Aí um dia você toma um avião
para Paris, a lazer ou a trabalho, em um vôo da Air France, em que a comida e a
bebida têm a obrigação de oferecer a melhor experiência
gastronômica de bordo do mundo, e o avião mergulha para a morte no meio do
Oceano Atlântico. Sem que você perceba, ou possa fazer qualquer coisa a
respeito, sua vida acabou. Numa bola de fogo ou nos 4 000 metros de água
congelante abaixo de você naquele mar sem fim. Você que tinha acabado de
conseguir dormir na poltrona ou de colocar os fones de ouvido para
assistir ao primeiro filme da noite ou de saborear uma segunda taça de
vinho tinto com o cobertorzinho do avião sobre os joelhos. Talvez você tenha
tido tempo de ter a consciência do fim, de que tudo terminava ali. Talvez você
nem tenha tido a chance de se dar conta disso. Fim.
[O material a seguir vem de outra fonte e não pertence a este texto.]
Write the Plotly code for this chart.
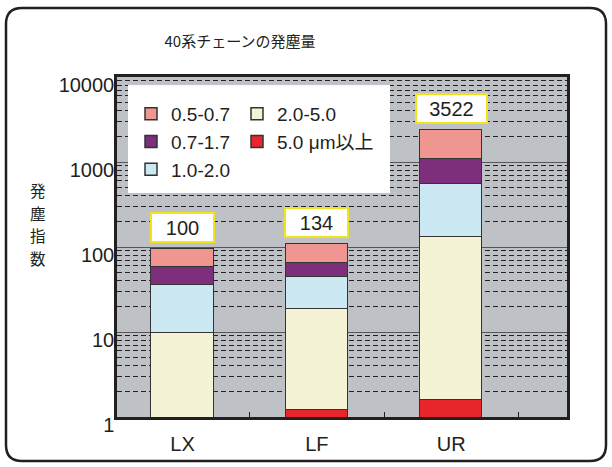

Tudo
que ia pela sua cabeça desaparece do mundo sem deixar vestígios. Como se
jamais tivesse existido. Seus planos de trocar de emprego ou de expandir
os negócios. Seu amor imenso pelos filhos e sua tremenda incapacidade de
expressar esse amor. Seu medo da velhice, suas preocupações em relação à
aposentadoria. Sua insegurança em relação ao seu real talento, às chances de
sobrevivência de suas competências nesse mundo que troca de regras a cada
seis meses. Seu receio de que sua mulher, de cuja afeição você depende mais do
que imagina, um dia lhe deixe. Ou pior: que permaneça com você infeliz, tendo
deixado de amá-lo. Seus sonhos de trocar de casa, sua torcida para que seu time
faça uma boa temporada, o tesão que você sente pela ascensorista com ar triste.
Suas noites de insônia, essa sinusite que você está desenvolvendo, suas
saudades do cigarro. Os planos de voltar à academia, a grande contabilidade (nem
sempre com saldo positivo) dos amores e dos ódios que você angariou e destilou
pela vida, as dezenas de pequenos problemas cotidianos que você tinha
anotado na agenda para resolver assim que tivesse tempo. Bastou um segundo para
que tudo isso fosse desligado. Para que todo esse universo pessoal que tantas
vezes lhe pesou toneladas tenha se apagado. Como uma lâmpada que
acaba e não volta a acender mais. Fim. Então, aproveite bem o seu dia. Extraia dele todos os bons
sentimentos possíveis. Não deixe nada para depois. Diga o que tem para dizer.
Demonstre. Seja você mesmo. Não guarde lixo dentro de casa. Não cultive
amarguras e sofrimentos. Prefira o sorriso. Dê risada de tudo, de si
mesmo. Não adie alegrias nem contentamentos nem sabores bons. Seja feliz. Hoje.
Amanhã é uma ilusão. Ontem é uma lembrança. No fundo, só existe o hoje.